We are excited to have 2010 Craft Warehouse Design Team member Elizabeth Wiederspohn, here to share with us how she prepares for a scrapbooking crop. This girl is so organized! We can all learn a tip or two!
Photo of basics bag
Getting ready for a crop is something that took me a really long time to wrap my mind around. The first couple of times I brought two rolling suitcases with a bag over my shoulder which was pretty much my entire scrapbooking supply collection just in case I needed something. This drove me crazy not because of the mass amounts of stuff I had to crawl through to find things but because when I got home, I had to reorganize everything put everything away and much like my filing it never got done. Plus I didn't get much done because I spent most my time trying to figure out what I was doing and where to find things.
So after a few of these times not knowing where anything is and spending most my time organizing my stuff at the crops instead of scrapbooking I created a system. This system allows me to scrapbook mass pages during a crop and have to put away very little when I come home.
First of all I pack my basics bag (see photo above). This bag has the basic pens, cutting board, scissors, adhesive, ribbon, and tons of letter stickers in it.
Then I pack a bag of all my favorite embellishments. My current bag is a Clinique giveaway. (On a long trip I might pack two of these bags.) When finished this bag stays packed on my desk for me to pull from at any time. Pulling embellishments from a small bag saves me tons of time on my layouts.
Then I start on my photos. I take my memory cards in once a month to get pictures printed. Immediately after getting them printed I place each event in a 2.5 gallon resealable bag.
Then I place them in a Ikea storage cube until I am ready to make page kits. Sometimes I will have an idea or a piece of paper that really fits these pages right away and I slip those ideas and products in the bags before I even start making page kits.
Next, when I run out of page kits or before a crop I do a mass taking over of my living room and layout all of the bags with photos in them.
I start in one corner and work my way down the lines filling each bag with an idea from a magazine or printed online.
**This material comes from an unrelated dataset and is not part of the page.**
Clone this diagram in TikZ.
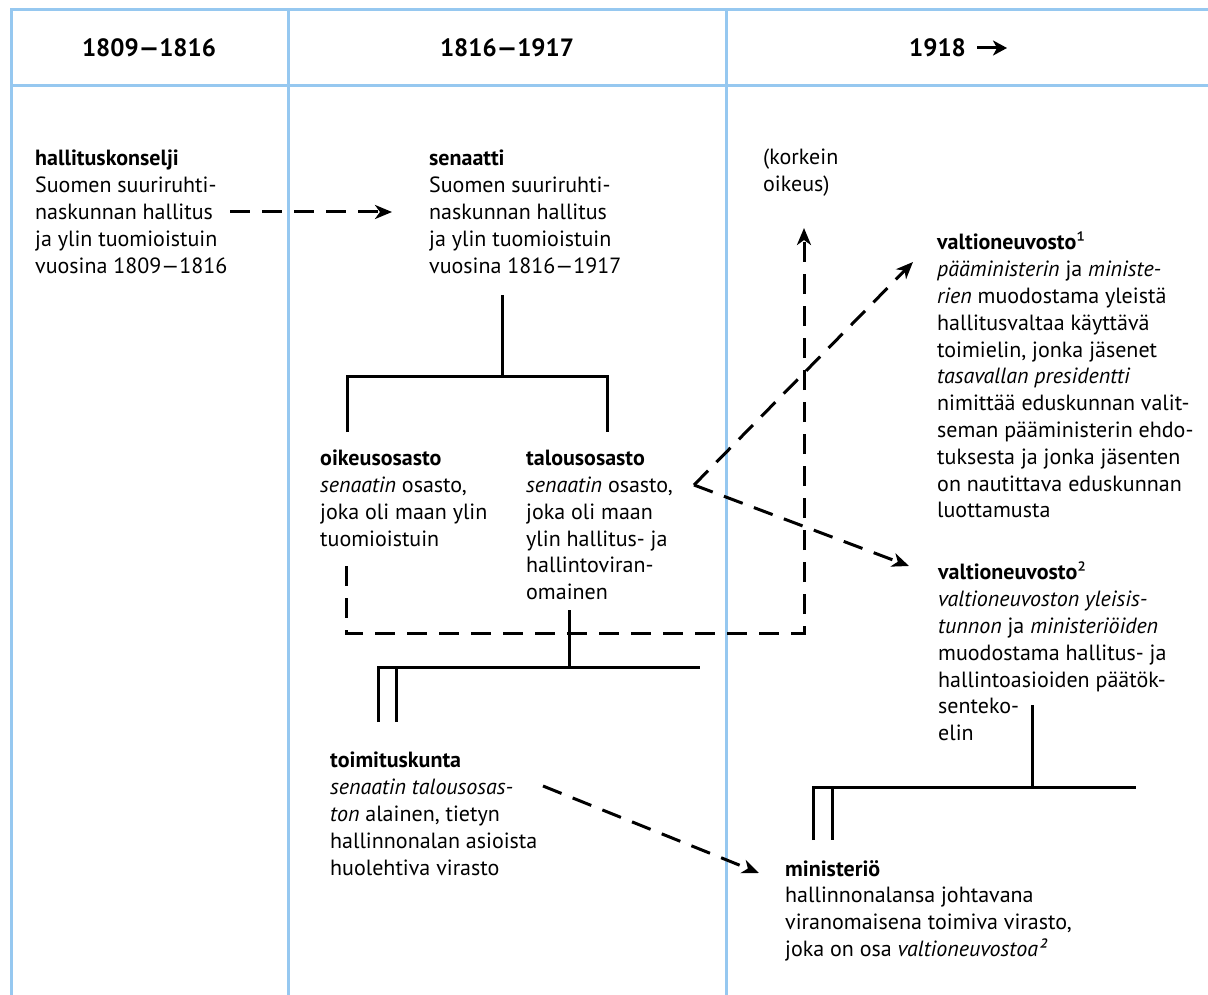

Then after all the bags have ideas I match the ideas and pictures with patterned paper. Making sure to Look at the idea I have and determining if I could use scraps or if full sheets of paper are needed
Then lastly I add my basic solid paper to all the bags.
There is one more step but I rarely get to it and that is journaling. I try to journal on all my pages and journaling is one of the hardest things to do at the crop. So if I am very organized I will look through all my page kits and write down the subject of each kit in a small notebook. I slip the notebook in my purse and while waiting for appointments or during breaks at work I bring out the notebook and pre-journal for the page. then I bring the notebook with me to the crop and I will have both journaling and titles for the pages ready to go. Like I said rarely does this step get finished but I try and when I have this done, that is when I can complete 10-15 pages in one night.
So in all the only things in my page kits are photos, ideas from magazines or printed online, patterned paper, and solid paper. Now when I am ready to crop I grab a bag, some page kits, and my embellishment bag and I am ready to go.
On a short trip I can get away with just bringing my one bag and a cutting board. That is a big difference from the two rolling totes and and shoulder bags.